Ce qu’est capable de faire réellement une armée
dépend de son capital de compétences et d’équipements ainsi que des ressources
allouées pour qu’il puisse fonctionner. Ce capital doit normalement
correspondre à l’emploi prévu, mais pour peu que les ressources diminuent et/ou
que cet emploi change brutalement et une armée se trouve en décalage avec les
besoins stratégiques. Or, les emplois changent souvent, au rythme des variations
du contexte politico-économique du système-monde.
Un changement de priorité tous
les vingt ans
De la fin des guerres de
Premier Empire à celle de la Première Guerre mondiale, l’emploi des forces
armées françaises est manifestement corrélé avec l’activité économique générale
selon les cycles mis en évidence par Nikolaï
Kondratieff
en 1926, avec leur phases de croissance (phase A) et de dépression (phase B) d’une
vingtaine d’années chacune, car cette activité économique influe beaucoup sur
les relations entre les puissances européennes.
Après la période
belliqueuse de la Révolution et de l’Empire, qui correspond à une phase de
croissance économique (phase A de Kondratieff), les grands États européens, et
particulièrement la France, sortent épuisés et crise économique (phase B). Ils
ne se font plus la guerre et tentent de réguler leurs relations dans le système
de sécurité collective de la Sainte-Alliance. Dans ce cadre général, les
préoccupations politiques du régime de la Restauration puis de la Monarchie de
juillet sont essentiellement intérieures. L’armée y est d’abord une force de
maintien de l’ordre, mission principale qui se double parfois de petites
expéditions à l’étranger, dont certaines, en Grèce ou Belgique, relèvent déjà
d’opérations de police internationale puisqu’il n’y a pas d’ennemi désigné et
que les combats y sont rares. La grande guerre de l’époque est périphérique et
se déroule en Algérie.
À partir de la fin des années 1840, la tendance
économique s’inverse (phase A). Les États européens se raffermissent et
commencent à disposer de ressources importantes qui leur permettent d’en
consacrer une part importante à poursuivre des ambitions extérieures. La France
du Second Empire multiplie les expéditions lointaines de guerre du Sénégal à la
Corée en passant par le Mexique, ou « à but
humanitaire » comme en Syrie. Elle intervient surtout dans l’arène
des puissances qui réapparaît. De 1853 à 1871, France affronte successivement
la Russie, l’empire d’Autriche et les États allemands.
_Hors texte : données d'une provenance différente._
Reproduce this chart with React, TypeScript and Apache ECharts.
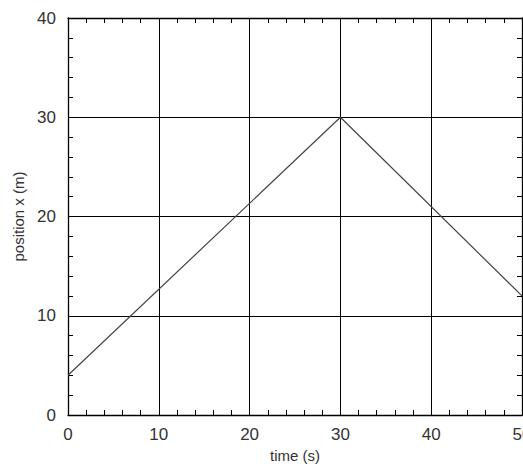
import React, { useEffect, useRef } from "react";
import * as echarts from "echarts";

const timeValues = [0, 30, 50];
const positionValues = [4, 30, 12];
const xTicks = [0, 10, 20, 30, 40, 50];
const yTicks = [0, 10, 20, 30, 40];
const minorStep = 2;
const xTitle = "time (s)";
const yTitle = "position x (m)";

export default function App() {
  const ref = useRef<HTMLDivElement>(null);
  useEffect(() => {
    document.body.style.margin = "0";
    const chart = echarts.init(ref.current!, null, { renderer: "svg" });
    const font = "Liberation Sans, Arial, Helvetica, sans-serif";
    const gridRect = { left: 68, right: 1, top: 18, bottom: 51, containLabel: false, outerBoundsMode: "none" };
    const xMin = xTicks[0];
    const xMax = xTicks[xTicks.length - 1];
    const yMin = yTicks[0];
    const yMax = yTicks[yTicks.length - 1];
    const tickAxis = (gridIndex: number, position: string, min: number, max: number) => ({
      type: "value" as const,
      gridIndex,
      position,
      min,
      max,
      interval: minorStep,
      axisLine: { show: true, onZero: false, lineStyle: { color: "#000", width: 1.3 } },
      axisTick: { show: true, inside: true, length: 5, lineStyle: { color: "#000", width: 1 } },
      axisLabel: { show: false },
      splitLine: { show: false },
    });
    chart.setOption({
      animation: false,
      grid: [gridRect, { ...gridRect }],
      xAxis: [
        {
          type: "value",
          gridIndex: 0,
          position: "bottom",
          min: xMin,
          max: xMax,
          interval: 10,
          name: xTitle,
          nameLocation: "middle",
          nameGap: 33,
          nameTextStyle: { color: "#333", fontSize: 15, fontFamily: font },
          axisLine: { show: false },
          axisTick: { show: false },
          axisLabel: { color: "#333", fontSize: 17, fontFamily: font, margin: 11, showMaxLabel: true },
          splitLine: { show: true, lineStyle: { color: "#000", width: 1 } },
        },
        tickAxis(1, "bottom", xMin, xMax),
        tickAxis(1, "top", xMin, xMax),
      ],
      yAxis: [
        {
          type: "value",
          gridIndex: 0,
          position: "left",
          min: yMin,
          max: yMax,
          interval: 10,
          name: yTitle,
          nameLocation: "middle",
          nameGap: 40,
          nameTextStyle: { color: "#333", fontSize: 15, fontFamily: font },
          axisLine: { show: false },
          axisTick: { show: false },
          axisLabel: { color: "#333", fontSize: 17, fontFamily: font, margin: 12 },
          splitLine: { show: true, lineStyle: { color: "#000", width: 1 } },
        },
        tickAxis(1, "left", yMin, yMax),
        tickAxis(1, "right", yMin, yMax),
      ],
      series: [
        {
          type: "line",
          data: timeValues.map((t, i) => [t, positionValues[i]]),
          showSymbol: false,
          lineStyle: { color: "#444", width: 1.2 },
          xAxisIndex: 0,
          yAxisIndex: 0,
        },
      ],
    });
    return () => chart.dispose();
  }, []);
  return <div ref={ref} style={{ width: 523, height: 466 }} />;
}
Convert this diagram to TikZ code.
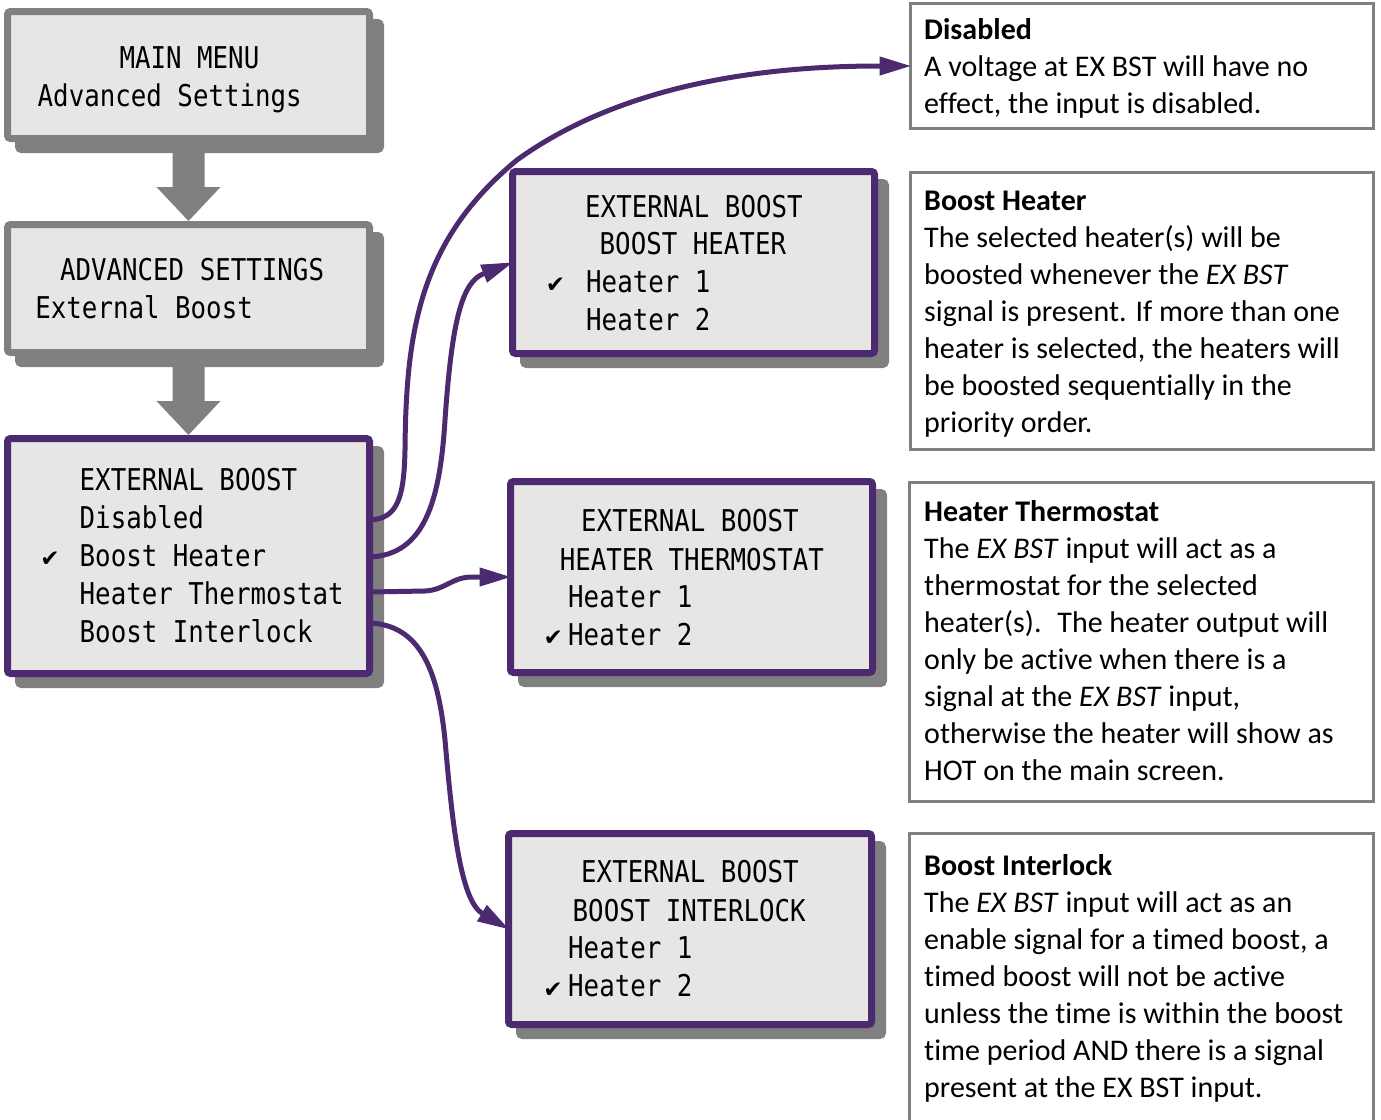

La « grande dépression » qui débute en 1873 s’accompagne d’une décroissance
guerrière dans une Europe qui retrouve des règles collectives de gestion de
crises. Les ressources des États diminuent. La France réorganise son armée et
prépare la « revanche », mais la posture
est défensive en Europe et offensive dans le reste du monde. L’empire colonial
est conquis à 80 % de 1880 à 1900. Alors que la phase de dépression est au
plus bas au tournant du siècle, les problèmes sociaux sont aussi à leur maximum
et l’armée est engagée dans des missions de maintien de l’ordre pendant
quelques années critiques.
Dans les années qui suivent,
le retour de la prospérité en Europe avec une nouvelle phase A voit aussi le
retour du nationalisme et la réapparition des conflits jusqu’à
Toutes
les puissances européennes évoluant dans le même contexte, les politiques
militaires ont tendu à se ressembler et même à former des « courses » (aux armements, aux
colonies) dangereuses dans l’arène lors des phases de croissance ou dans la
périphérie lors des phases de dépression.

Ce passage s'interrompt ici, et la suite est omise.